## [Written task]
Exact reproduction of the data is required, with images excluded.

Provided material start

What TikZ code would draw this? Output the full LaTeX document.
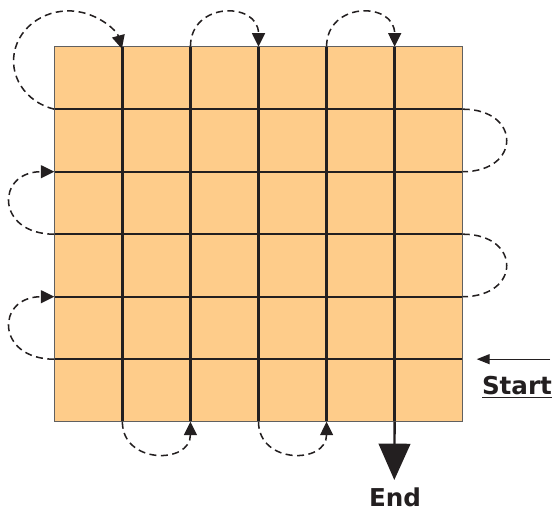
\documentclass[tikz,border=0pt]{standalone}
\usepackage{fontspec}
\setmainfont{DejaVu Sans}
\usetikzlibrary{arrows.meta}
\definecolor{cellfill}{RGB}{254,204,138}
\definecolor{ink}{RGB}{35,31,32}
\tikzset{
  gridrule/.style={ink,line width=2pt},
  loopline/.style={ink,line width=1.3pt,dash pattern=on 6pt off 3.8pt},
  looptip/.style={-{Triangle[length=11.5pt,width=11pt]}},
  tagtext/.style={font=\fontsize{21}{25}\selectfont\bfseries,text=ink,inner sep=0pt,anchor=base}
}
\begin{document}
\begin{tikzpicture}[x=.03cm,y=.03cm]
    \useasboundingbox (0,0) rectangle (554,511);
    \foreach \i in {0,...,6}
        \foreach \j in {0,...,6}
            \coordinate (g-\i-\j) at ({54.3+68.07*\i},{89.3+62.5*\j});
    \coordinate (endtip) at (394.3,31);
    \coordinate (startfrom) at (550,151.8);
    \coordinate (starttip) at (476.7,151.8);
    \fill [cellfill] (g-0-0) rectangle (g-6-6);
    \foreach \j in {1,...,5} \draw [gridrule] (g-0-\j) -- (g-6-\j);
    \foreach \i in {1,...,5} \draw [gridrule] (g-\i-0) -- (g-\i-6);
    \draw [gray!75!black,line width=.8pt] (g-0-0) rectangle (g-6-6);
    \draw [gridrule,-{Triangle[length=31pt,width=27pt]}] (g-5-0) -- (endtip);
    \draw [ink,line width=1pt,-{Triangle[length=11pt,width=8.5pt]}] (startfrom) -- (starttip);
    \draw [loopline,looptip] (g-0-5) arc [start angle=255,end angle=14,x radius=55,y radius=50];
    \draw [loopline,looptip] (g-2-6) .. controls +(0,45.4) and +(0,45.4) .. (g-3-6);
    \draw [loopline,looptip] (g-4-6) .. controls +(0,45.4) and +(0,45.4) .. (g-5-6);
    \draw [loopline] (g-6-5) .. controls +(58.7,0) and +(58.7,0) .. (g-6-4);
    \draw [loopline] (g-6-3) .. controls +(58.7,0) and +(58.7,0) .. (g-6-2);
    \draw [loopline,looptip] (g-0-3) .. controls +(-58.7,0) and +(-58.7,0) .. (g-0-4);
    \draw [loopline,looptip] (g-0-1) .. controls +(-58.7,0) and +(-58.7,0) .. (g-0-2);
    \draw [loopline,looptip] (g-1-0) .. controls +(0,-42.7) and +(0,-42.7) .. (g-2-0);
    \draw [loopline,looptip] (g-3-0) .. controls +(0,-42.7) and +(0,-42.7) .. (g-4-0);
    \node [tagtext] (start) at (517,116) {\underline{Start}};
    \node [tagtext] (end) at (395,4.5) {End};
\end{tikzpicture}
\end{document}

Provided material end

## [Answer in full]
What TikZ code would draw this? Output the full LaTeX document.
\documentclass[tikz,border=0pt]{standalone}
\usepackage{fontspec}
\setmainfont{DejaVu Sans}
\usetikzlibrary{arrows.meta}
\definecolor{cellfill}{RGB}{254,204,138}
\definecolor{ink}{RGB}{35,31,32}
\tikzset{
  gridrule/.style={ink,line width=2pt},
  loopline/.style={ink,line width=1.3pt,dash pattern=on 6pt off 3.8pt},
  looptip/.style={-{Triangle[length=11.5pt,width=11pt]}},
  tagtext/.style={font=\fontsize{21}{25}\selectfont\bfseries,text=ink,inner sep=0pt,anchor=base}
}
\begin{document}
\begin{tikzpicture}[x=.03cm,y=.03cm]
    \useasboundingbox (0,0) rectangle (554,511);
    \foreach \i in {0,...,6}
        \foreach \j in {0,...,6}
            \coordinate (g-\i-\j) at ({54.3+68.07*\i},{89.3+62.5*\j});
    \coordinate (endtip) at (394.3,31);
    \coordinate (startfrom) at (550,151.8);
    \coordinate (starttip) at (476.7,151.8);
    \fill [cellfill] (g-0-0) rectangle (g-6-6);
    \foreach \j in {1,...,5} \draw [gridrule] (g-0-\j) -- (g-6-\j);
    \foreach \i in {1,...,5} \draw [gridrule] (g-\i-0) -- (g-\i-6);
    \draw [gray!75!black,line width=.8pt] (g-0-0) rectangle (g-6-6);
    \draw [gridrule,-{Triangle[length=31pt,width=27pt]}] (g-5-0) -- (endtip);
    \draw [ink,line width=1pt,-{Triangle[length=11pt,width=8.5pt]}] (startfrom) -- (starttip);
    \draw [loopline,looptip] (g-0-5) arc [start angle=255,end angle=14,x radius=55,y radius=50];
    \draw [loopline,looptip] (g-2-6) .. controls +(0,45.4) and +(0,45.4) .. (g-3-6);
    \draw [loopline,looptip] (g-4-6) .. controls +(0,45.4) and +(0,45.4) .. (g-5-6);
    \draw [loopline] (g-6-5) .. controls +(58.7,0) and +(58.7,0) .. (g-6-4);
    \draw [loopline] (g-6-3) .. controls +(58.7,0) and +(58.7,0) .. (g-6-2);
    \draw [loopline,looptip] (g-0-3) .. controls +(-58.7,0) and +(-58.7,0) .. (g-0-4);
    \draw [loopline,looptip] (g-0-1) .. controls +(-58.7,0) and +(-58.7,0) .. (g-0-2);
    \draw [loopline,looptip] (g-1-0) .. controls +(0,-42.7) and +(0,-42.7) .. (g-2-0);
    \draw [loopline,looptip] (g-3-0) .. controls +(0,-42.7) and +(0,-42.7) .. (g-4-0);
    \node [tagtext] (start) at (517,116) {\underline{Start}};
    \node [tagtext] (end) at (395,4.5) {End};
\end{tikzpicture}
\end{document}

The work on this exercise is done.